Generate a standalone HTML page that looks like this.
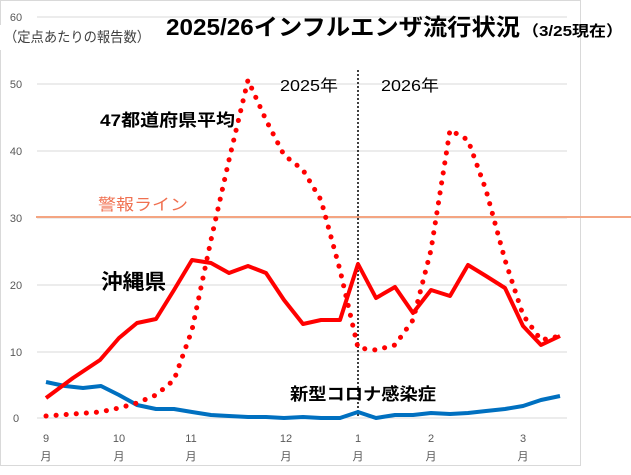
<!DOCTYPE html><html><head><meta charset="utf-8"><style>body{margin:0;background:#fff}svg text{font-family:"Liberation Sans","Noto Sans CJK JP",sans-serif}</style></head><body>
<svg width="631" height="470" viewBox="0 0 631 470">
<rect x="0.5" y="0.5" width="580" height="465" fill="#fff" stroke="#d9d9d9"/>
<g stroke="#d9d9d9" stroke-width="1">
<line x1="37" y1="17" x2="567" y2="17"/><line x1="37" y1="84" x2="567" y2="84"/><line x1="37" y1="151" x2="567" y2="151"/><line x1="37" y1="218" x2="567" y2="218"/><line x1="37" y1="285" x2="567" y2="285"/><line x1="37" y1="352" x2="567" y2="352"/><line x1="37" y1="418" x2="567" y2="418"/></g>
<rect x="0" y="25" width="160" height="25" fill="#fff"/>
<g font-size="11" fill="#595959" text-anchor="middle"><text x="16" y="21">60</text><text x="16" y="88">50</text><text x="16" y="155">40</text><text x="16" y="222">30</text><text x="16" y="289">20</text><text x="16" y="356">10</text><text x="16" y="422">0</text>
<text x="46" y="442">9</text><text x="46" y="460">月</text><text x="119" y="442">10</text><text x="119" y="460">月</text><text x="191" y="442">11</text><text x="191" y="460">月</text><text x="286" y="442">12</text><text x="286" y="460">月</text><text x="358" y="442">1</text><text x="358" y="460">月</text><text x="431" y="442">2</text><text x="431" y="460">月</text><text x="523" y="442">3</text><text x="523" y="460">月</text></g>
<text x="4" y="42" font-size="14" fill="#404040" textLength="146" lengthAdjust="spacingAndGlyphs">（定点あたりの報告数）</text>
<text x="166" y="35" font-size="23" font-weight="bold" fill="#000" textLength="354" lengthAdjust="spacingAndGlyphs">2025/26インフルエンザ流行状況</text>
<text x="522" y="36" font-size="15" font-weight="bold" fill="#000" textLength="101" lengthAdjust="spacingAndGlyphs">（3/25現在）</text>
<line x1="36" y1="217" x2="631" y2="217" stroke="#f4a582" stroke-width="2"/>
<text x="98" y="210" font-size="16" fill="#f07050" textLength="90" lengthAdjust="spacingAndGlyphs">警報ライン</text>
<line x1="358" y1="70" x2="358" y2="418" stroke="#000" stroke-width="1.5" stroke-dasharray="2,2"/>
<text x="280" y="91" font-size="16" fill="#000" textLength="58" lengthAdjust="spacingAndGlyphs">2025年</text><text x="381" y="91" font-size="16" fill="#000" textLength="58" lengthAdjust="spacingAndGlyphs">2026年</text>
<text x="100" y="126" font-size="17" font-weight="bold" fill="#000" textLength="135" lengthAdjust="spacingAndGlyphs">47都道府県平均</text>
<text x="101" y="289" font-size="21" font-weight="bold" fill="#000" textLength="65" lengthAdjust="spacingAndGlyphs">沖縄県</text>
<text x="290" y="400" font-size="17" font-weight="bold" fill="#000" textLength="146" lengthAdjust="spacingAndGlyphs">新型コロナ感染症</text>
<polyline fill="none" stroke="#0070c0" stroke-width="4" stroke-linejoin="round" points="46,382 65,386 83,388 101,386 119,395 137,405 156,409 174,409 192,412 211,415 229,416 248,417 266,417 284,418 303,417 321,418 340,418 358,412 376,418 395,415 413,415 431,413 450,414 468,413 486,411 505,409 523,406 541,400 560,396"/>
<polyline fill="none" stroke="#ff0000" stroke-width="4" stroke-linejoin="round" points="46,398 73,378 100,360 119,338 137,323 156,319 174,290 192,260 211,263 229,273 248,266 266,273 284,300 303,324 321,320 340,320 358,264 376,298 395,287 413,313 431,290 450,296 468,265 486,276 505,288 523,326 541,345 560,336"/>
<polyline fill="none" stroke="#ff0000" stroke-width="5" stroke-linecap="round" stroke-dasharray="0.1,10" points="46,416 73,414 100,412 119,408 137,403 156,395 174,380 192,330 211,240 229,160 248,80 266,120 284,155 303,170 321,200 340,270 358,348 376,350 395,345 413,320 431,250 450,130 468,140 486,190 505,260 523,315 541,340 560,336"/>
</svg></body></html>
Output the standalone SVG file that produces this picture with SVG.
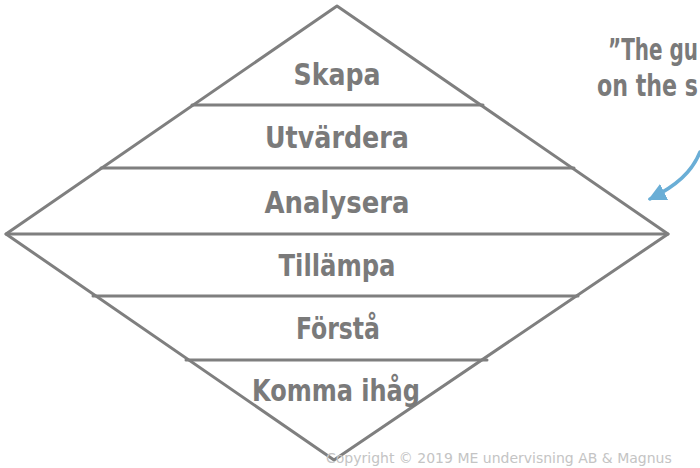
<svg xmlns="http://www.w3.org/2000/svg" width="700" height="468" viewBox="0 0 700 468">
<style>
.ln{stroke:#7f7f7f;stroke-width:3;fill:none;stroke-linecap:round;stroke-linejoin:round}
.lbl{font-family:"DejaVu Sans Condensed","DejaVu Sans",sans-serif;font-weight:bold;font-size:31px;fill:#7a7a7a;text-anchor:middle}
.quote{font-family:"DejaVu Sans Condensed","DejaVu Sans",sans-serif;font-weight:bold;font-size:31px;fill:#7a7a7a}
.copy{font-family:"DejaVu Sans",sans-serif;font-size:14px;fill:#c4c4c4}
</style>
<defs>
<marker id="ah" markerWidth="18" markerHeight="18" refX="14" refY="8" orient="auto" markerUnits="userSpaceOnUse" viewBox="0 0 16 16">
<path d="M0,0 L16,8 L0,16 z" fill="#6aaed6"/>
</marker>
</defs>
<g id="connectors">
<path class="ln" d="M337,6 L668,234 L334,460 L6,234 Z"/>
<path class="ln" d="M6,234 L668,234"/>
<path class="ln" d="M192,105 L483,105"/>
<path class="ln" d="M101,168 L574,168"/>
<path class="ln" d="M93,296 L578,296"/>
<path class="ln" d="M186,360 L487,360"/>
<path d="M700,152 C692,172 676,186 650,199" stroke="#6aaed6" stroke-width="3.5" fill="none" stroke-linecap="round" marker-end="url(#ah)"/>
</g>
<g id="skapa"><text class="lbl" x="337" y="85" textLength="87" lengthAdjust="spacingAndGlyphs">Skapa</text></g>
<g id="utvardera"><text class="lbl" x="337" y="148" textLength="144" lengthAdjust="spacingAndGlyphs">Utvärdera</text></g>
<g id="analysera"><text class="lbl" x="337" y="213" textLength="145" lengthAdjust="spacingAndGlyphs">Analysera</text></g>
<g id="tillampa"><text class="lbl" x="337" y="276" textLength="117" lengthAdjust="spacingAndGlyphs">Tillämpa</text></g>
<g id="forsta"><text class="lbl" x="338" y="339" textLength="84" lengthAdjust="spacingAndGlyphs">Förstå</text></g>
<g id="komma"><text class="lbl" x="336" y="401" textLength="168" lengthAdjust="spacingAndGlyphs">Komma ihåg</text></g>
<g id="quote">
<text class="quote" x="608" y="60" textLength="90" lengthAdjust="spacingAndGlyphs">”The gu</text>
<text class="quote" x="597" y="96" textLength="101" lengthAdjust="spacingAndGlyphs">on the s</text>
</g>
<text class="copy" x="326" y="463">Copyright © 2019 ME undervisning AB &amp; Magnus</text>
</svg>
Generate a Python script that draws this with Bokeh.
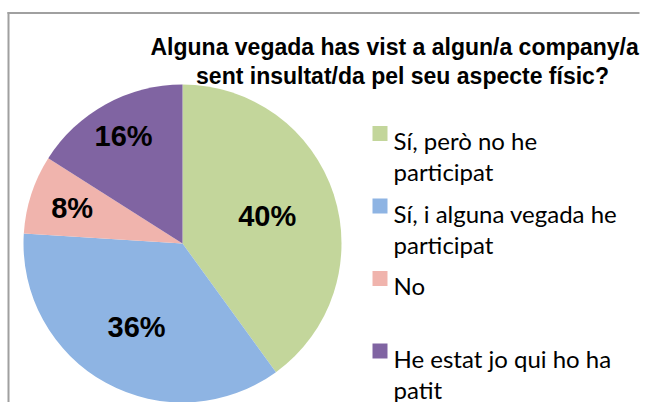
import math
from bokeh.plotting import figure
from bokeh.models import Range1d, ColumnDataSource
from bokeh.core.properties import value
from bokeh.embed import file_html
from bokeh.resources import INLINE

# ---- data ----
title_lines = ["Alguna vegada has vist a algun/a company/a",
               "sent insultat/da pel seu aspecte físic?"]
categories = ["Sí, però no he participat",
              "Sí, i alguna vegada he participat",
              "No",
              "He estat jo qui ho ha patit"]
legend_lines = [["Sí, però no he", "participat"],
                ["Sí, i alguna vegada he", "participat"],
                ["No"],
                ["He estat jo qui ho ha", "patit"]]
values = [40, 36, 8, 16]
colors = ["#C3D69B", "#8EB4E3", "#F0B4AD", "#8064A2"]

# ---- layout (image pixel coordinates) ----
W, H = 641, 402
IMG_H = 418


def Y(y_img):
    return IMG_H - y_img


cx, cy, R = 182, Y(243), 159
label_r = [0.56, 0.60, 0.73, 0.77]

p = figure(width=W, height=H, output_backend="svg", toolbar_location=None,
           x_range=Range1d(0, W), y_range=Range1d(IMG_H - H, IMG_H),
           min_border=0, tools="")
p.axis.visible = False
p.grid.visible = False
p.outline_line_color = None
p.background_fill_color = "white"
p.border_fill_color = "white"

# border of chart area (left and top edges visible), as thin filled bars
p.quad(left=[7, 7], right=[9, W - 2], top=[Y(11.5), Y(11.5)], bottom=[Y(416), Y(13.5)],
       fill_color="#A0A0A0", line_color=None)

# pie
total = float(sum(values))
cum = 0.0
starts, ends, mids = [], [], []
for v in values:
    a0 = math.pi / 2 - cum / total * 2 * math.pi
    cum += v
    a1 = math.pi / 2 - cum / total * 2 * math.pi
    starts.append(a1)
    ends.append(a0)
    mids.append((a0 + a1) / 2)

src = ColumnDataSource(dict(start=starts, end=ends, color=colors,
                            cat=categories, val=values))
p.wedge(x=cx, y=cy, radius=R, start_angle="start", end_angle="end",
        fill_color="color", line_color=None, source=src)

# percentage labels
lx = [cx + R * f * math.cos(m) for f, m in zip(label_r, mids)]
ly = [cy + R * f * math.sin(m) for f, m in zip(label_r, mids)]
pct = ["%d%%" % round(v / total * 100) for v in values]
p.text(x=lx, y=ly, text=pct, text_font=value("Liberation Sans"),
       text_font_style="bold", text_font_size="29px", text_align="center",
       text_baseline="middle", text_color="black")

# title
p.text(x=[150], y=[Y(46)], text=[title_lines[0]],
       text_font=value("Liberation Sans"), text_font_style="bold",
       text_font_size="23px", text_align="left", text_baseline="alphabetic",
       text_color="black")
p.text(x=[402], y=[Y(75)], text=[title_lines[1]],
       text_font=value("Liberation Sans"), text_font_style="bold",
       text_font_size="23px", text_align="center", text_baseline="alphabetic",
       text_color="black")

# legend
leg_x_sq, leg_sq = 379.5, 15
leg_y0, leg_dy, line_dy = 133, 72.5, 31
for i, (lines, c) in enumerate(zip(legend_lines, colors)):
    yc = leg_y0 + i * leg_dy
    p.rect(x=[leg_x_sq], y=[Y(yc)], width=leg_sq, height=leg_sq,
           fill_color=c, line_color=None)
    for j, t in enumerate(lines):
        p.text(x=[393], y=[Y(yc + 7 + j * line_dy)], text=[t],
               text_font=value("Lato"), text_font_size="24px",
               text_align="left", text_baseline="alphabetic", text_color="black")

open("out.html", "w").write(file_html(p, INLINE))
* * * * * * *
→ Aim of the exercise: Copy exactly the stretch of lines that starts at the line holding "Generate a Python" and ends at the line holding "from bokeh.resources import INLINE". Drop the pictures.

→ Answer to the exercise:
Generate a Python script that draws this with Bokeh.
import math
from bokeh.plotting import figure
from bokeh.models import Range1d, ColumnDataSource
from bokeh.core.properties import value
from bokeh.embed import file_html
from bokeh.resources import INLINE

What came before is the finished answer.